The trial, launched in December 1963, was instantly a logistic nightmare. Mammography was cumbersome: a machine the size of a full-grown bull; photographic plates like small windowpanes; the slosh and froth of toxic chemicals in a darkroom. The technique was best performed in dedicated X-ray clinics, but unable to convince women to travel to these clinics (many of them located uptown), Strax and Venet eventually outfitted a mobile van with an X-ray machine and parked it in midtown Manhattan, alongside the ice-cream trucks and sandwich vendors, to recruit women into the study during lunch breaks.*
Strax began an obsessive campaign of recruitment. When a subject refused to join the study, he would call, write, and call her again to persuade her to join. The clinics were honed to a machinelike precision to allow thousands of women to be screened in a day:
"Interview . . . 5 stations X 12 women per hour = 60 women. . . . Undress-Dress cubicles: 16 cubicles X 6 women per hour = 96 women per hour. Each cubicle provides one square of floor space for dress-undress and contains four clothes lockers for
a total of 64. At the close of the 'circle,' the woman enters the same cubicle to obtain her clothes and dress. . . . To expedite turnover, the amenities of chairs and mirrors are omitted."

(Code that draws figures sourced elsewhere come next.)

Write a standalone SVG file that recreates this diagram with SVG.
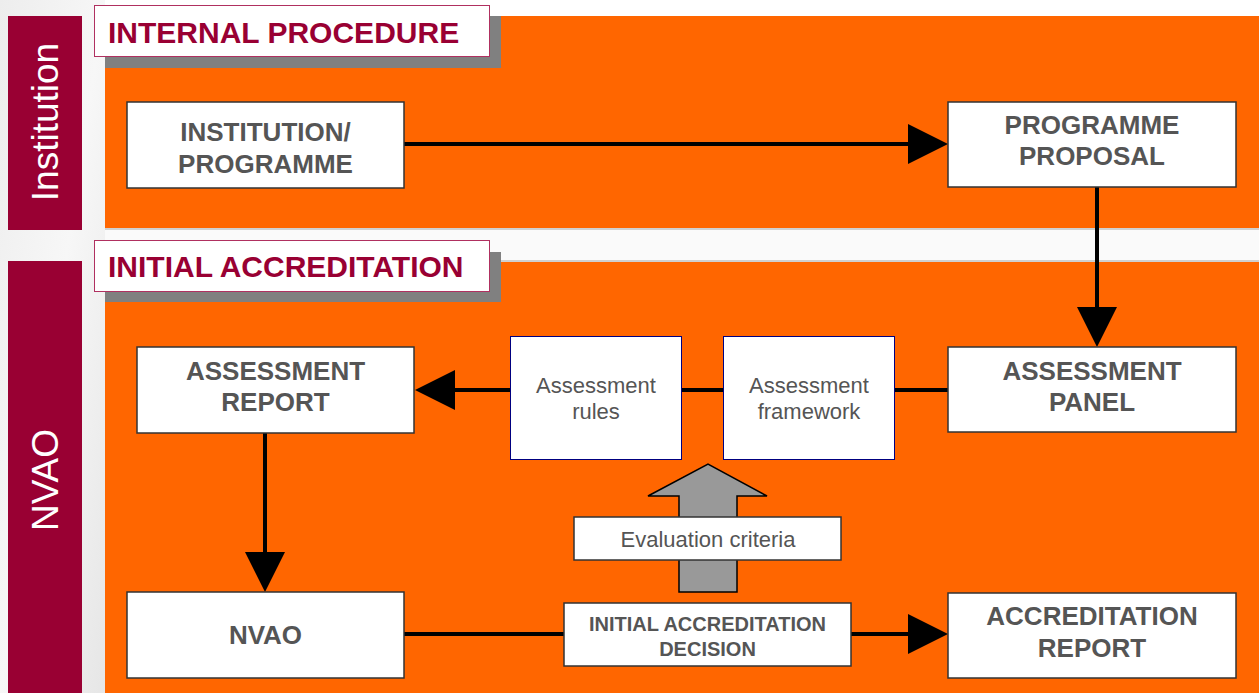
<svg xmlns="http://www.w3.org/2000/svg" width="1259" height="693" viewBox="0 0 1259 693">
<defs>
<linearGradient id="bg" x1="0" y1="0" x2="1" y2="1">
<stop offset="0" stop-color="#ededed"/>
<stop offset="0.5" stop-color="#f7f7f7"/>
<stop offset="1" stop-color="#e6e6e6"/>
</linearGradient>
<marker id="ah" markerWidth="10" markerHeight="10" refX="10" refY="5" orient="auto" markerUnits="strokeWidth">
<path d="M0,0 L10,5 L0,10 Z" fill="#000"/>
</marker>
</defs>
<style>
.panel{fill:#ff6600}
.side{fill:#990033}
.sidetxt{font-family:"Liberation Sans",Arial,sans-serif;font-size:37px;fill:#fff;text-anchor:middle}
.ttlbox{fill:#fff;stroke:#b03060;stroke-width:1}
.shadow{fill:#808080}
.ttl{font-family:"Liberation Sans",Arial,sans-serif;font-size:30px;font-weight:bold;fill:#990033}
.node{fill:#fff;stroke:#333;stroke-width:1.5}
.node2{fill:#fff;stroke:#000080;stroke-width:1}
.nt{font-family:"Liberation Sans",Arial,sans-serif;font-size:26px;font-weight:bold;fill:#555;text-anchor:middle}
.st{font-family:"Liberation Sans",Arial,sans-serif;font-size:22px;fill:#555;text-anchor:middle}
.dt{font-family:"Liberation Sans",Arial,sans-serif;font-size:20px;font-weight:bold;fill:#555;text-anchor:middle}
.ln{stroke:#000;stroke-width:4;fill:none}
.hd{fill:#000}
</style>
<rect x="0" y="0" width="1259" height="693" fill="#fff"/>
<rect x="0" y="0" width="105" height="693" fill="url(#bg)"/>
<rect x="105" y="228" width="1154" height="34" fill="#fafafa"/>
<line x1="105" y1="229" x2="1259" y2="229" stroke="#d0d0d0" stroke-width="2"/>
<line x1="105" y1="261" x2="1259" y2="261" stroke="#d0d0d0" stroke-width="2"/>

<g id="lane-institution">
<rect class="side" x="8" y="16" width="74" height="214"/>
<text class="sidetxt" transform="translate(58,122) rotate(-90)">Institution</text>
</g>
<g id="lane-nvao">
<rect class="side" x="8" y="261" width="74" height="432"/>
<text class="sidetxt" transform="translate(58,480) rotate(-90)">NVAO</text>
</g>

<g id="panel-internal">
<rect class="panel" x="105" y="16" width="1154" height="212"/>
<rect class="shadow" x="105" y="16" width="396" height="52"/>
<rect class="ttlbox" x="94.5" y="5.5" width="395" height="51"/>
<text class="ttl" x="108" y="43">INTERNAL PROCEDURE</text>
</g>
<g id="panel-initial">
<rect class="panel" x="105" y="262" width="1154" height="431"/>
<rect class="shadow" x="105" y="252" width="396" height="50"/>
<rect class="ttlbox" x="94.5" y="240.5" width="395" height="51"/>
<text class="ttl" x="108" y="277">INITIAL ACCREDITATION</text>
</g>

<g id="connectors">
<line class="ln" x1="404" y1="144" x2="910" y2="144"/>
<polygon class="hd" points="908,124 948,144 908,164"/>
<line class="ln" x1="1097" y1="187" x2="1097" y2="309"/>
<polygon class="hd" points="1077,307 1117,307 1097,347"/>
<line class="ln" x1="948" y1="390" x2="453" y2="390"/>
<polygon class="hd" points="455,370 455,410 415,390"/>
<line class="ln" x1="265" y1="432" x2="265" y2="554"/>
<polygon class="hd" points="245,552 285,552 265,592"/>
<line class="ln" x1="404" y1="634" x2="910" y2="634"/>
<polygon class="hd" points="908,614 948,634 908,654"/>
<polygon points="679,592 737,592 737,496 767,496 708,464 648,496 679,496" fill="#999" stroke="#000" stroke-width="1.5"/>
</g>

<g id="n-institution">
<rect class="node" x="127" y="102" width="277" height="86"/>
<text class="nt" x="265.5" y="141">INSTITUTION/</text>
<text class="nt" x="265.5" y="173">PROGRAMME</text>
</g>
<g id="n-proposal">
<rect class="node" x="948" y="102" width="288" height="85"/>
<text class="nt" x="1092" y="134">PROGRAMME</text>
<text class="nt" x="1092" y="165">PROPOSAL</text>
</g>
<g id="n-panel">
<rect class="node" x="948" y="347" width="288" height="85"/>
<text class="nt" x="1092" y="380">ASSESSMENT</text>
<text class="nt" x="1092" y="411">PANEL</text>
</g>
<g id="n-framework">
<rect class="node2" x="723.5" y="336.5" width="171" height="123"/>
<text class="st" x="809" y="393">Assessment</text>
<text class="st" x="809" y="419">framework</text>
</g>
<g id="n-rules">
<rect class="node2" x="510.5" y="336.5" width="171" height="123"/>
<text class="st" x="596" y="393">Assessment</text>
<text class="st" x="596" y="419">rules</text>
</g>
<g id="n-report">
<rect class="node" x="137" y="347" width="277" height="86"/>
<text class="nt" x="275.5" y="380">ASSESSMENT</text>
<text class="nt" x="275.5" y="411">REPORT</text>
</g>
<g id="n-criteria">
<rect class="node" x="574" y="517" width="267" height="43"/>
<text class="st" x="708" y="547">Evaluation criteria</text>
</g>
<g id="n-nvao">
<rect class="node" x="127" y="592" width="277" height="86"/>
<text class="nt" x="265.5" y="644">NVAO</text>
</g>
<g id="n-decision">
<rect class="node" x="564" y="603" width="287" height="63"/>
<text class="dt" x="707.5" y="631">INITIAL ACCREDITATION</text>
<text class="dt" x="707.5" y="656">DECISION</text>
</g>
<g id="n-accreport">
<rect class="node" x="948" y="593" width="288" height="85"/>
<text class="nt" x="1092" y="625">ACCREDITATION</text>
<text class="nt" x="1092" y="657">REPORT</text>
</g>
</svg>
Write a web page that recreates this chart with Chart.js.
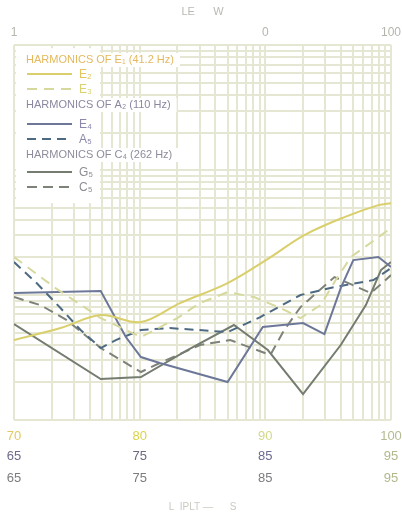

Curtains rose and fell. Closets opened and closed. Chairless and mirrorless rooms let women in and out. The merry-go-round ran through the day and late into the evening. In an astonishing span of six years, the trio completed a screening that would ordinarily have taken two decades to complete.
If a tumor was detected by mammography, the woman was treated according to the conventional intervention available at the time--surgery, typically a radical mastectomy, to remove the mass (or surgery followed by radiation). Once the cycle of screening and intervention had been completed, Strax, Venet, and Shapiro could watch the experiment unfold over time by measuring breast cancer mortality in the screened versus unscreened groups.
In 1971, eight years after the study had been launched, Strax, Venet, and Shapiro revealed the initial findings of the HIP trial. At first glance, it seemed like a resounding vindication of screening. Sixty-two thousand women had been enrolled in the trial; about half had been screened by mammography. There had been thirty-one deaths in the mammography-screened group and fifty-two deaths in the control group. The absolute number of lives saved was admittedly modest, but the fractional reduction in mortality from screening--almost 40 percent--was remarkable. Strax was ecstatic: "The radiologist," he wrote, "has become a potential savior of women--and their breasts."
The positive results of the HIP trial had an explosive effect on mammography. "Within 5 years, mammography has moved from the realm of a discarded procedure to the threshold of widespread application," a radiologist wrote. At the National Cancer Institute, enthusiasm for screening rose swiftly to a crescendo. Arthur Holleb, the American Cancer Society's chief medical officer, was quick to note the parallel to the Pap smear. "The time has come," Holleb announced in 1971, "for the . . . Society to mount a massive program on mammography just as we did with the Pap test. . . . No longer can we ask the people of this country to tolerate a loss of life from breast cancer each year equal to the loss of life in the past ten years in Viet Nam. The time has come for greater national effort. I firmly believe that time is now."